Function composition is a method where we apply one function to the results of another. It helps us perform complex operations by breaking them down into simpler, understandable steps. In the problem at hand, we have a composition of three functions: squaring the input \( x \), taking the logarithm, and applying the inverse sine.

• First, start by computing \( x^2 \), which prepares the input for further processing.
• Second, transform \( x^2 \) by dividing by 2. This ensures our input to the logarithm function is correct.
• Third, apply the logarithmic function \( \log_{2} \) to get a reduced, more digestible figure.
• Finally, the transformed input is passed through the inverse sine function \( \sin^{-1} \), which helps us interpret the logarithmic output as an angle.

These steps outline how function composition enables us to extract a meaningful interpretation from a seemingly complex mathematical formula. It emphasizes the importance of each function and their sequence.

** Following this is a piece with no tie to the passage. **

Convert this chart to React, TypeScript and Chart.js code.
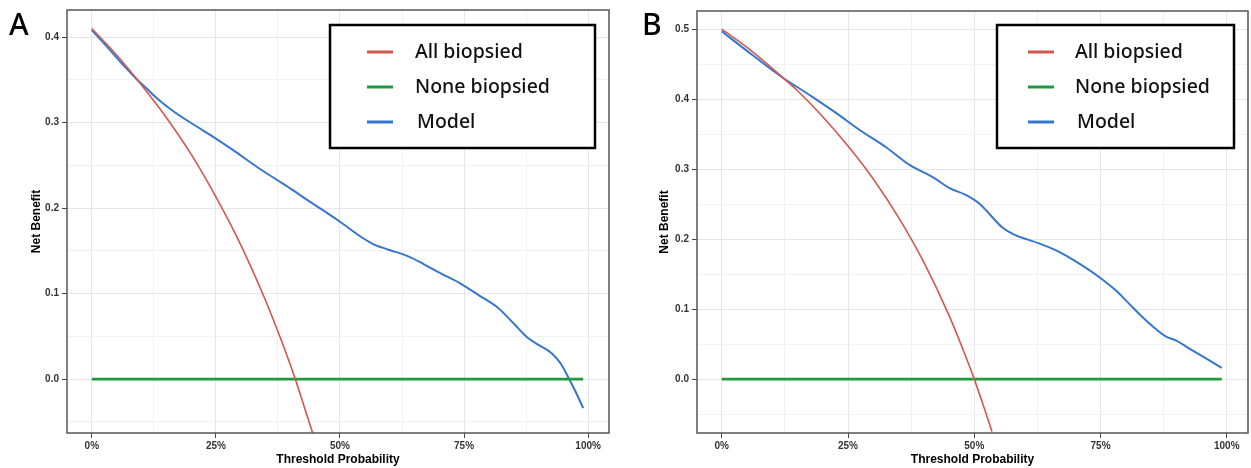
import React, { useEffect, useRef } from "react";
import { Chart, registerables } from "chart.js";

Chart.register(...registerables);

// ---------- Data ----------
const SERIES_LABELS = ["All biopsied", "None biopsied", "Model"];

const X_MAJOR = [0, 25, 50, 75, 100];
const X_MINOR = [12.5, 37.5, 62.5, 87.5];
const X_TICK_LABELS = ["0%", "25%", "50%", "75%", "100%"];

// Panel A
const A_Y_MAJOR = [0, 0.1, 0.2, 0.3, 0.4];
const A_Y_MINOR = [-0.05, 0.05, 0.15, 0.25, 0.35];
const A_Y_LABELS = ["0.0", "0.1", "0.2", "0.3", "0.4"];

const A_ALL_X = [0, 5, 10, 15, 20, 25, 30, 35, 38, 41, 43, 44.5];
const A_ALL_Y = [0.41, 0.379, 0.344, 0.306, 0.263, 0.213, 0.157, 0.092, 0.048, 0.0, -0.036, -0.063];

const A_NONE_X = [0, 99];
const A_NONE_Y = [0, 0];

const A_MODEL_X = [0, 3, 5, 7, 9, 11, 13, 16, 20.4, 24, 28.4, 33.3, 37, 40.5, 43, 45.9, 50, 54.6, 57, 60, 64, 67, 70.2, 74.2, 78, 81.7, 85, 87.7, 90, 92.7, 94.5, 96, 97.5, 99];
const A_MODEL_Y = [0.408, 0.389, 0.376, 0.363, 0.351, 0.34, 0.329, 0.315, 0.298, 0.285, 0.268, 0.248, 0.234, 0.221, 0.211, 0.2, 0.184, 0.165, 0.157, 0.151, 0.143, 0.134, 0.124, 0.112, 0.098, 0.084, 0.065, 0.049, 0.04, 0.03, 0.018, 0.002, -0.015, -0.034];

// Panel B
const B_Y_MAJOR = [0, 0.1, 0.2, 0.3, 0.4, 0.5];
const B_Y_MINOR = [-0.05, 0.05, 0.15, 0.25, 0.35, 0.45];
const B_Y_LABELS = ["0.0", "0.1", "0.2", "0.3", "0.4", "0.5"];

const B_ALL_X = [0, 5, 10, 15, 20, 25, 30, 35, 40, 45, 48, 50, 52, 53.5];
const B_ALL_Y = [0.5, 0.474, 0.444, 0.412, 0.375, 0.333, 0.286, 0.231, 0.167, 0.091, 0.038, 0.0, -0.042, -0.075];

const B_NONE_X = [0, 99];
const B_NONE_Y = [0, 0];

const B_MODEL_X = [0, 5, 10.1, 12.8, 15, 18, 22.7, 27.3, 32.6, 37.2, 41.7, 45.1, 48.4, 51, 53, 55.5, 58, 60.3, 62.8, 66.2, 68.5, 70.8, 74.7, 78, 81.3, 84.6, 87.9, 90, 92.5, 95.8, 99];
const B_MODEL_Y = [0.497, 0.469, 0.441, 0.427, 0.417, 0.403, 0.38, 0.356, 0.331, 0.306, 0.289, 0.273, 0.263, 0.251, 0.236, 0.217, 0.206, 0.2, 0.194, 0.184, 0.175, 0.165, 0.146, 0.127, 0.103, 0.08, 0.061, 0.055, 0.044, 0.03, 0.016];

// ---------- Styles ----------
const COLORS = ["#d2574f", "#1f9a3d", "#3577cf"];
const WIDTHS = [1.6, 2.6, 2.0];

const toPts = (xs: number[], ys: number[]) => xs.map((x, i) => ({ x, y: ys[i] }));

const framePlugin = {
  id: "frameLegend",
  afterDraw(chart: any, _args: any, opts: any) {
    const { ctx, chartArea: a } = chart;
    ctx.save();
    // frame
    ctx.strokeStyle = "#555555";
    ctx.lineWidth = 1.5;
    ctx.strokeRect(a.left, a.top, a.right - a.left, a.bottom - a.top);
    // legend box
    const L = opts.legend;
    ctx.fillStyle = "#ffffff";
    ctx.fillRect(L.x1, L.y1, L.x2 - L.x1, L.y2 - L.y1);
    ctx.strokeStyle = "#000000";
    ctx.lineWidth = 2.5;
    ctx.strokeRect(L.x1, L.y1, L.x2 - L.x1, L.y2 - L.y1);
    ctx.font = "500 19.5px 'Noto Sans', sans-serif";
    ctx.textBaseline = "middle";
    ctx.textAlign = "left";
    chart.data.datasets.forEach((ds: any, i: number) => {
      const y = L.rows[i];
      ctx.strokeStyle = ds.borderColor;
      ctx.lineWidth = 3;
      ctx.beginPath();
      ctx.moveTo(L.lx1, y);
      ctx.lineTo(L.lx2, y);
      ctx.stroke();
      ctx.fillStyle = "#111111";
      ctx.fillText(ds.label, L.tx + (i === 2 ? 2 : 0), y);
    });
    // panel letter
    ctx.fillStyle = "#000000";
    ctx.font = "500 30px 'Noto Sans', sans-serif";
    ctx.textBaseline = "alphabetic";
    ctx.fillText(opts.letter, opts.letterX, opts.letterY);
    ctx.restore();
  },
};

type PanelProps = {
  letter: string;
  left: number;
  width: number;
  height: number;
  padding: { left: number; right: number; top: number; bottom: number };
  yAxisWidth: number;
  yTitlePad: number;
  xMin: number;
  xMax: number;
  yMin: number;
  yMax: number;
  yMajor: number[];
  yMinor: number[];
  yLabels: string[];
  allX: number[];
  allY: number[];
  noneX: number[];
  noneY: number[];
  modelX: number[];
  modelY: number[];
  legend: any;
  letterX: number;
  letterY: number;
};

function Panel(p: PanelProps) {
  const ref = useRef<HTMLCanvasElement | null>(null);
  useEffect(() => {
    if (!ref.current) return;
    const isMajorX = (v: number) => X_MAJOR.some((m) => Math.abs(m - v) < 1e-6);
    const isMajorY = (v: number) => p.yMajor.some((m) => Math.abs(m - v) < 1e-6);
    const chart = new Chart(ref.current, {
      type: "line",
      data: {
        datasets: [
          { label: SERIES_LABELS[0], data: toPts(p.allX, p.allY), borderColor: COLORS[0], borderWidth: WIDTHS[0], cubicInterpolationMode: "monotone" },
          { label: SERIES_LABELS[1], data: toPts(p.noneX, p.noneY), borderColor: COLORS[1], borderWidth: WIDTHS[1] },
          { label: SERIES_LABELS[2], data: toPts(p.modelX, p.modelY), borderColor: COLORS[2], borderWidth: WIDTHS[2], cubicInterpolationMode: "monotone" },
        ] as any,
      },
      options: {
        animation: false,
        responsive: false,
        devicePixelRatio: 1,
        parsing: false as any,
        elements: { point: { radius: 0 } },
        layout: { padding: p.padding },
        plugins: {
          legend: { display: false },
          tooltip: { enabled: false },
          frameLegend: { legend: p.legend, letter: p.letter, letterX: p.letterX, letterY: p.letterY },
        } as any,
        scales: {
          x: {
            type: "linear",
            min: p.xMin,
            max: p.xMax,
            afterBuildTicks: (scale: any) => {
              scale.ticks = [...X_MAJOR, ...X_MINOR].sort((a, b) => a - b).map((v) => ({ value: v }));
            },
            afterFit: (scale: any) => {
              scale.height = 35;
            },
            border: { display: false },
            grid: {
              color: (ctx: any) => (ctx.tick && isMajorX(ctx.tick.value) ? "#e6e6e6" : "#f2f2f2"),
              lineWidth: 1,
              tickColor: (ctx: any) => (ctx.tick && isMajorX(ctx.tick.value) ? "#444444" : "rgba(0,0,0,0)"),
              tickLength: 5,
            },
            ticks: {
              autoSkip: false,
              maxRotation: 0,
              padding: 2,
              color: "#333333",
              font: { family: "'Liberation Sans', Arial, sans-serif", size: 10, weight: "bold" },
              callback: (v: any) => {
                const idx = X_MAJOR.findIndex((m) => Math.abs(m - Number(v)) < 1e-6);
                return idx >= 0 ? X_TICK_LABELS[idx] : "";
              },
            },
            title: {
              display: true,
              text: "Threshold Probability",
              color: "#000000",
              font: { family: "'Liberation Sans', Arial, sans-serif", size: 12, weight: "bold" },
              padding: { top: 0, bottom: 1 },
            },
          },
          y: {
            type: "linear",
            min: p.yMin,
            max: p.yMax,
            afterBuildTicks: (scale: any) => {
              scale.ticks = [...p.yMajor, ...p.yMinor].sort((a, b) => a - b).map((v) => ({ value: v }));
            },
            afterFit: (scale: any) => {
              scale.width = p.yAxisWidth;
            },
            border: { display: false },
            grid: {
              color: (ctx: any) => (ctx.tick && isMajorY(ctx.tick.value) ? "#e6e6e6" : "#f2f2f2"),
              lineWidth: 1,
              tickColor: (ctx: any) => (ctx.tick && isMajorY(ctx.tick.value) ? "#444444" : "rgba(0,0,0,0)"),
              tickLength: 5,
            },
            ticks: {
              autoSkip: false,
              padding: 3,
              color: "#333333",
              font: { family: "'Liberation Sans', Arial, sans-serif", size: 10, weight: "bold" },
              callback: (v: any) => {
                const idx = p.yMajor.findIndex((m) => Math.abs(m - Number(v)) < 1e-6);
                return idx >= 0 ? p.yLabels[idx] : "";
              },
            },
            title: {
              display: true,
              text: "Net Benefit",
              color: "#000000",
              font: { family: "'Liberation Sans', Arial, sans-serif", size: 12, weight: "bold" },
              padding: { top: p.yTitlePad, bottom: 0 },
            },
          },
        },
      },
      plugins: [framePlugin],
    } as any);
    return () => chart.destroy();
  }, []);
  return (
    <canvas
      ref={ref}
      width={p.width}
      height={p.height}
      style={{ position: "absolute", left: p.left, top: 0, width: p.width, height: p.height }}
    />
  );
}

export default function App() {
  return (
    <div style={{ position: "absolute", left: 0, top: 0, width: 1251, height: 468, background: "#ffffff", overflow: "hidden" }}>
      <Panel
        letter="A"
        left={0}
        width={620}
        height={468}
        padding={{ left: 20, right: 11, top: 10, bottom: 0 }}
        yAxisWidth={47}
        yTitlePad={9}
        xMin={-5}
        xMax={104.2}
        yMin={-0.063}
        yMax={0.4316}
        yMajor={A_Y_MAJOR}
        yMinor={A_Y_MINOR}
        yLabels={A_Y_LABELS}
        allX={A_ALL_X}
        allY={A_ALL_Y}
        noneX={A_NONE_X}
        noneY={A_NONE_Y}
        modelX={A_MODEL_X}
        modelY={A_MODEL_Y}
        legend={{ x1: 330, y1: 25, x2: 595, y2: 148, lx1: 367, lx2: 393, tx: 415, rows: [52, 87, 122] }}
        letterX={9}
        letterY={35}
      />
      <Panel
        letter="B"
        left={620}
        width={631}
        height={468}
        padding={{ left: 30, right: 3, top: 11, bottom: 0 }}
        yAxisWidth={47}
        yTitlePad={7}
        xMin={-4.9}
        xMax={104.2}
        yMin={-0.077}
        yMax={0.526}
        yMajor={B_Y_MAJOR}
        yMinor={B_Y_MINOR}
        yLabels={B_Y_LABELS}
        allX={B_ALL_X}
        allY={B_ALL_Y}
        noneX={B_NONE_X}
        noneY={B_NONE_Y}
        modelX={B_MODEL_X}
        modelY={B_MODEL_Y}
        legend={{ x1: 377, y1: 25, x2: 614, y2: 148, lx1: 408, lx2: 434, tx: 455, rows: [52, 87, 122] }}
        letterX={22}
        letterY={35}
      />
    </div>
  );
}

Differentiation is a key concept in calculus that deals with how functions change. When we need to find the derivative of a composition of functions, like in our exercise, we use the chain rule.

The chain rule states that the derivative of a composite function \( f(g(x)) \) is \( f'(g(x)) \cdot g'(x) \). Essentially, we differentiate the outer function first and multiply by the derivative of the inner function.

For the exercise,

• First, differentiate the outermost function, \( \sin^{-1}(u) \), where \( u = \log_{2}(\frac{x^2}{2}) \), which results in \( \frac{1}{\sqrt{1-u^2}} \).
• Then, find the derivative of the logarithmic function applied to \( \frac{x^2}{2} \). Here, the differentiation involves \( \frac{1}{x^2 \ln 2} \times x \) (since the derivative of \( \log_{a}(x) \) is \( \frac{1}{x \ln a} \)), considering the full chain effect.
• Multiply these derivatives as per the chain rule, adjusting each step to account for the next, leading to the complete differentiated form of the original composite function.

These techniques allow for the precise calculation of rates of change, enabling robust mathematical analysis and providing deeper insights into the behavior of complex functions.